_What to work on_: Write out the data below in full, unchanged, minus the images.

_Available data_:
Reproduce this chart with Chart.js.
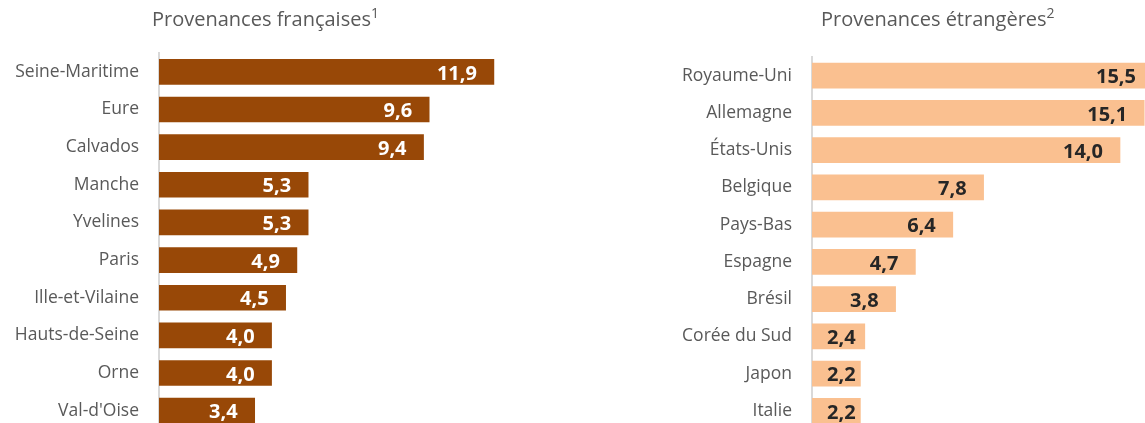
<!DOCTYPE html>
<html>
<head>
<meta charset="utf-8">
<script src="https://cdn.jsdelivr.net/npm/chart.js@4.4.1/dist/chart.umd.min.js"></script>
<style>
  html, body { margin:0; padding:0; background:#fff; overflow:hidden; width:1145px; height:423px; }
  #wrap { position:relative; width:1145px; height:423px; overflow:hidden; }
  .box { position:absolute; top:0; height:460px; }
  .title { position:absolute; top:5px; font-family:"Open Sans", sans-serif; font-size:20px; color:#595959; white-space:nowrap; }
  .title sup { font-size:14px; vertical-align:8px; line-height:0; }
</style>
</head>
<body>
<div id="wrap">
  <div class="box" style="left:0px; width:560px;"><canvas id="c1"></canvas></div>
  <div class="box" style="left:580px; width:584px;"><canvas id="c2"></canvas></div>
  <div class="title" style="left:152px;">Provenances françaises<sup>1</sup></div>
  <div class="title" style="left:821px;">Provenances étrangères<sup>2</sup></div>
</div>
<script>
const frLabels = ["Seine-Maritime","Eure","Calvados","Manche","Yvelines","Paris","Ille-et-Vilaine","Hauts-de-Seine","Orne","Val-d'Oise"];
const frValues = [11.9, 9.6, 9.4, 5.3, 5.3, 4.9, 4.5, 4.0, 4.0, 3.4];
const etLabels = ["Royaume-Uni","Allemagne","États-Unis","Belgique","Pays-Bas","Espagne","Brésil","Corée du Sud","Japon","Italie"];
const etValues = [15.5, 15.1, 14.0, 7.8, 6.4, 4.7, 3.8, 2.4, 2.2, 2.2];

const fmt = v => v.toFixed(1).replace('.', ',');

const labelPlugin = {
  id: 'endLabels',
  afterDatasetsDraw(chart, args, opts) {
    const ctx = chart.ctx;
    const meta = chart.getDatasetMeta(0);
    const data = chart.data.datasets[0].data;
    ctx.save();
    ctx.font = 'bold 20px "Open Sans", sans-serif';
    ctx.fillStyle = opts.color;
    ctx.textAlign = 'right';
    ctx.textBaseline = 'middle';
    meta.data.forEach((bar, i) => {
      const txt = fmt(data[i]);
      const w = ctx.measureText(txt).width;
      const x = Math.max(bar.x - 17, bar.base + 15 + w);
      ctx.fillText(txt, x, bar.y + 2);
    });
    ctx.restore();
  }
};

function makeChart(id, labels, values, color, textColor, axisWidth, xMax, padTop, padRight, padBottom) {
  return new Chart(document.getElementById(id), {
    type: 'bar',
    data: { labels: labels, datasets: [{ data: values, backgroundColor: color, barThickness: 25, borderWidth: 0 }] },
    options: {
      indexAxis: 'y',
      responsive: true,
      maintainAspectRatio: false,
      animation: false,
      devicePixelRatio: 1,
      layout: { padding: { top: padTop, right: padRight, bottom: padBottom, left: 0 } },
      plugins: { legend: { display: false }, tooltip: { enabled: false }, title: { display: false }, endLabels: { color: textColor } },
      scales: {
        x: { display: false, min: 0, max: xMax },
        y: {
          grid: { display: false, drawTicks: false },
          border: { display: true, color: '#d9d9d9', width: 2 },
          ticks: { padding: 20, color: '#595959', font: { family: '"Open Sans", sans-serif', size: 17.5 } },
          afterFit(scale) { scale.width = axisWidth; }
        }
      }
    },
    plugins: [labelPlugin]
  });
}

makeChart('c1', frLabels, frValues, '#984807', '#ffffff', 159, 14, 53, 7, 0);
makeChart('c2', etLabels, etValues, '#FAC090', '#262626', 232, 16, 57, 0, 0);
</script>
</body>
</html>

_Task result_:
Reproduce this chart with Chart.js.
<!DOCTYPE html>
<html>
<head>
<meta charset="utf-8">
<script src="https://cdn.jsdelivr.net/npm/chart.js@4.4.1/dist/chart.umd.min.js"></script>
<style>
  html, body { margin:0; padding:0; background:#fff; overflow:hidden; width:1145px; height:423px; }
  #wrap { position:relative; width:1145px; height:423px; overflow:hidden; }
  .box { position:absolute; top:0; height:460px; }
  .title { position:absolute; top:5px; font-family:"Open Sans", sans-serif; font-size:20px; color:#595959; white-space:nowrap; }
  .title sup { font-size:14px; vertical-align:8px; line-height:0; }
</style>
</head>
<body>
<div id="wrap">
  <div class="box" style="left:0px; width:560px;"><canvas id="c1"></canvas></div>
  <div class="box" style="left:580px; width:584px;"><canvas id="c2"></canvas></div>
  <div class="title" style="left:152px;">Provenances françaises<sup>1</sup></div>
  <div class="title" style="left:821px;">Provenances étrangères<sup>2</sup></div>
</div>
<script>
const frLabels = ["Seine-Maritime","Eure","Calvados","Manche","Yvelines","Paris","Ille-et-Vilaine","Hauts-de-Seine","Orne","Val-d'Oise"];
const frValues = [11.9, 9.6, 9.4, 5.3, 5.3, 4.9, 4.5, 4.0, 4.0, 3.4];
const etLabels = ["Royaume-Uni","Allemagne","États-Unis","Belgique","Pays-Bas","Espagne","Brésil","Corée du Sud","Japon","Italie"];
const etValues = [15.5, 15.1, 14.0, 7.8, 6.4, 4.7, 3.8, 2.4, 2.2, 2.2];

const fmt = v => v.toFixed(1).replace('.', ',');

const labelPlugin = {
  id: 'endLabels',
  afterDatasetsDraw(chart, args, opts) {
    const ctx = chart.ctx;
    const meta = chart.getDatasetMeta(0);
    const data = chart.data.datasets[0].data;
    ctx.save();
    ctx.font = 'bold 20px "Open Sans", sans-serif';
    ctx.fillStyle = opts.color;
    ctx.textAlign = 'right';
    ctx.textBaseline = 'middle';
    meta.data.forEach((bar, i) => {
      const txt = fmt(data[i]);
      const w = ctx.measureText(txt).width;
      const x = Math.max(bar.x - 17, bar.base + 15 + w);
      ctx.fillText(txt, x, bar.y + 2);
    });
    ctx.restore();
  }
};

function makeChart(id, labels, values, color, textColor, axisWidth, xMax, padTop, padRight, padBottom) {
  return new Chart(document.getElementById(id), {
    type: 'bar',
    data: { labels: labels, datasets: [{ data: values, backgroundColor: color, barThickness: 25, borderWidth: 0 }] },
    options: {
      indexAxis: 'y',
      responsive: true,
      maintainAspectRatio: false,
      animation: false,
      devicePixelRatio: 1,
      layout: { padding: { top: padTop, right: padRight, bottom: padBottom, left: 0 } },
      plugins: { legend: { display: false }, tooltip: { enabled: false }, title: { display: false }, endLabels: { color: textColor } },
      scales: {
        x: { display: false, min: 0, max: xMax },
        y: {
          grid: { display: false, drawTicks: false },
          border: { display: true, color: '#d9d9d9', width: 2 },
          ticks: { padding: 20, color: '#595959', font: { family: '"Open Sans", sans-serif', size: 17.5 } },
          afterFit(scale) { scale.width = axisWidth; }
        }
      }
    },
    plugins: [labelPlugin]
  });
}

makeChart('c1', frLabels, frValues, '#984807', '#ffffff', 159, 14, 53, 7, 0);
makeChart('c2', etLabels, etValues, '#FAC090', '#262626', 232, 16, 57, 0, 0);
</script>
</body>
</html>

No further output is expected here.